Il fallait bien tout oublier. Tout autour de nous. Ne plus rien penser et se laisser emporter par le flot musical et deux voix comme taillées et alliées au sein de l’intime perfection. Jeudi passé, les Innocents emportaient le Reflektor dans un voyage de richesse et de singularité.
À l’abri du monde et de ses alertes, qu’il fait bon de regoûter aux joies de l’innocence. Même si elle ne dure qu’un temps. Mais quel temps, à nouveau (comme a chanté une autre qu’eux) en compagnie d’une des plus formidable paire que la musique pop ait connu. Pourtant, c’est vrai, Les Innocents, je ne les ai connus que par procuration pendant longtemps tant ma conscience musicale n’est née qu’au début des années 2000, quand le chapitre se refermait sur les amis de l’autre Finistère. Alors, JP Nataf et Jean-Cri prenaient d’autres chemins de traverses, certes colorés, donnant l’intime conviction à certains qu’on ne les reverrait plus jamais jouer ensemble. Une impression confirmée par les années passées durant lesquelles ces deux-là se consacrent à des projets personnels.

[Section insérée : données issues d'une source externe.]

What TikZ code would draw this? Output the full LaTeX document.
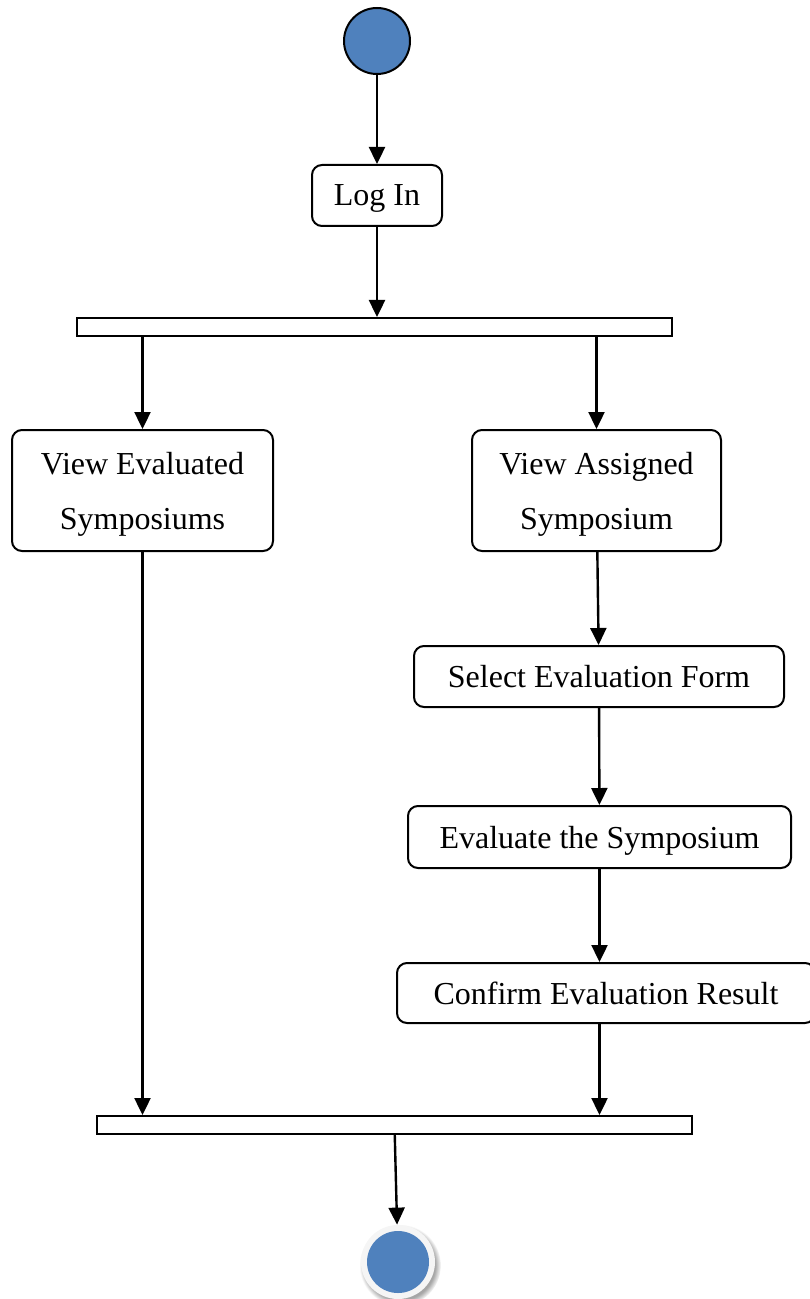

Puis, la surprise, balancée comme un fruit de carnaval, Mandarine paraît et réjouit. L’authenticité est toujours là, le duo n’a pas tant vieilli, et la complicité fait toujours autant dynamite d’humour et de sensibilité. Dans le parterre du Reflektor, comme un seul, homme, la diversité fait âge, il y a des quinquas, des sexas, mais surtout des trentenaires. Des “jeunes” aussi, comme moi. Signe que les chansons et les tubes n’étaient pas si innocents, qu’ils avaient une raison d’être, celle qui a traversé 15 ans sans que le duo n’ait à y joindre ses voix. Mais avant l’entrée en scène de Jipé et Jean-Chri, le public savoure la force de conviction d’un futur Grand… George. Celui qui fait les beaux jours de la scène franco-belge a une fois de plus illuminé les yeux et donné du miel aux oreilles. Grandgeorge, et sa classe au naturel, n’a pas son pareil pour charmer une assemblée par le seul pouvoir d’une voix et d’une guitare. Il y a du Sting, du Charlie Winston, un indéniable sens du rythme. Grandgeorge se trace une voie royale dans la sincérité ultime et sans masque du paraître. Ébouriffé par sa musique ébouriffante, on adore ça!
Quelques minutes plus tard, c’est déjà un autre monde, et les philharmonies martiennes s’installent, durablement. “Tu t’es fait belle, Liège!” trouve JP Nataf, rappelé immédiatement à l’ordre par son compagnon. “Tu tutoies le public maintenant?“ Le duo ne se prend assurément pas au sérieux mais l’alliage vocal de ces deux-là est divin. Commence alors une immersion totale dans l’un des répertoires les plus fascinants de ces 25 dernières années. Et si la part belle est faite aux nouvelles chansons (Harry Nilsson, Des souvenirs devant nous, le magnifique J’ai couru), les anciennes chansons se fondent dans la masse, inusable trésors.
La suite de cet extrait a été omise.